As always, comments are welcome.

9 Replies to “Why ICML? and the summer conferences”

  1. You forgot the best part — the ICML deadline is approximately two weeks after COLT and KDD 🙂 — so if your paper isn’t ready by the COLT or KDD deadlines, you can send it off to ICML.

  2. “papers motivated by definitional aesthetics or tradition (Valiant style PAC learning comes to mind) may not be appreciated.”

    Could you give more details as to what the above means? Is it something like “pure theory results do not have a place at ICML”?
    Thanks

    1. In general, there are a number of pure theory papers at ICML. Examples I was involved in are Agnostic Active Learning and Delayed Q-learning. They are not the norm, but they are respected and not unusual.

      The flavor tends to differs from COLT (or other theory conferences) though. This is partly a matter of self-selection, and partly a matter of what an ICML crowd most appreciates.

      At ICML, people tend to care less about the method used to answer a theoretical question and more about the interestingness of the question from a “will you encounter it in the real word?” viewpoint. One example from my experience is the EXP4P algorithm which was rejected from COLT because the proof technique was similar to the EXP4 proof, but accepted at AIStats as one of a few notable papers because the question is of significant and obvious importance.

      Not caring as much about the proof technique also means that you are freer to use new proof techniques, such as for the weighted all pairs paper. This is not a pure theory paper however: the experiments that we did implicitly validated the new proof technique and the algorithm developed to optimize it. In my experience, theory people can become set in their ways of thinking about things, which can make a new proof technique difficult to get across. Since the gestalt ICML attitude is more focused around what works, there is a natural acceptance of any new theory that works.

      Like many conferences, ICML has some longstanding areas of investigation. One of these is reinforcement learning, so RL theory (and simplifications like contextual bandit theory) are a natural fit with a significant interested audience.
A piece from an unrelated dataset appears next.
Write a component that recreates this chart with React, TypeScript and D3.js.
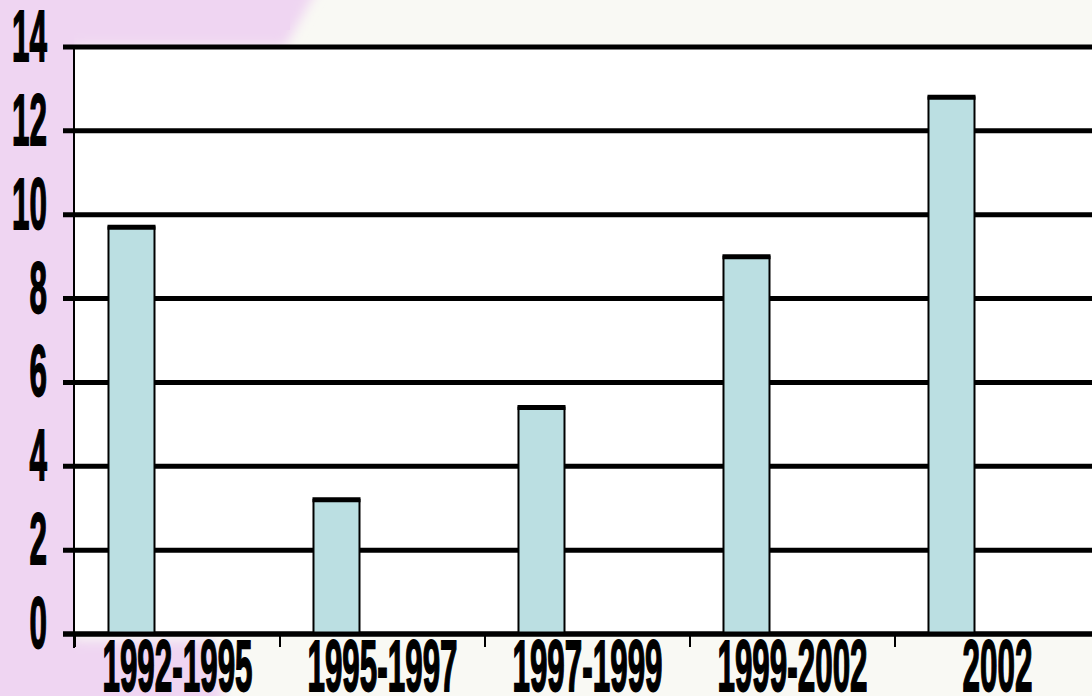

      But the trend is towards more theory at ICML in general, and I think that’s accepted and viable. Based on past experience, perhaps half of COLT attendees will stay for ICML, plus there is significant interest from ICML-only attendees, which provides a substantial audience for theory sessions at ICML. We have a number of theory inclined and theory capable area chairs—Alina, Csaba, Daniel, David M., Elad, Frank, Geoff, Lihong, Mario, Sanjoy, Satyen, and Tong all have significant theory leanings with a diverse set of backgrounds {CS theory, statistics, others}. No good pure theory papers, as judged by these people, will be rejected.

    1. For example, Transfer Learning techniques for Multilingual Text Classification?

      1. It depends.

        If it’s an application of an existing approach for transfer learning, it might be a hard sell. But if it’s a new approach to transfer learning, the NLP application might be quite appealing.

  3. Hello! I apologize if you don’t want to turn the comments box into a Q&A session, but following the previous questions… Suppose you came up with an algorithm that lets SVMs work with hundreds of thousands of virtual samples without ever instantiating them, exploring a set of transformations that occurs often in Computer Vision and Audio Processing problems. Would this be a good fit for ICML, or would it be better for a pure CV conference? I see too arguments against it:
    1) The whole issue of virtual samples and invariant kernels fell out of fashion years ago;
    2) The proofs are self-contained, but don’t look like the ones in most ICML papers.

    I’m not asking for a decision, I just need one more data point in order to feel a bit more confident! It’s very hard to get good feedback on these meta-subjects 🙂

    1. Invariant kernels fell out of fashion because they didn’t seem computationally tractable compared to simply instantiating the set of invariants as synthetic examples. If you address the computational tractability problem well, I could imagine that being of significant interest.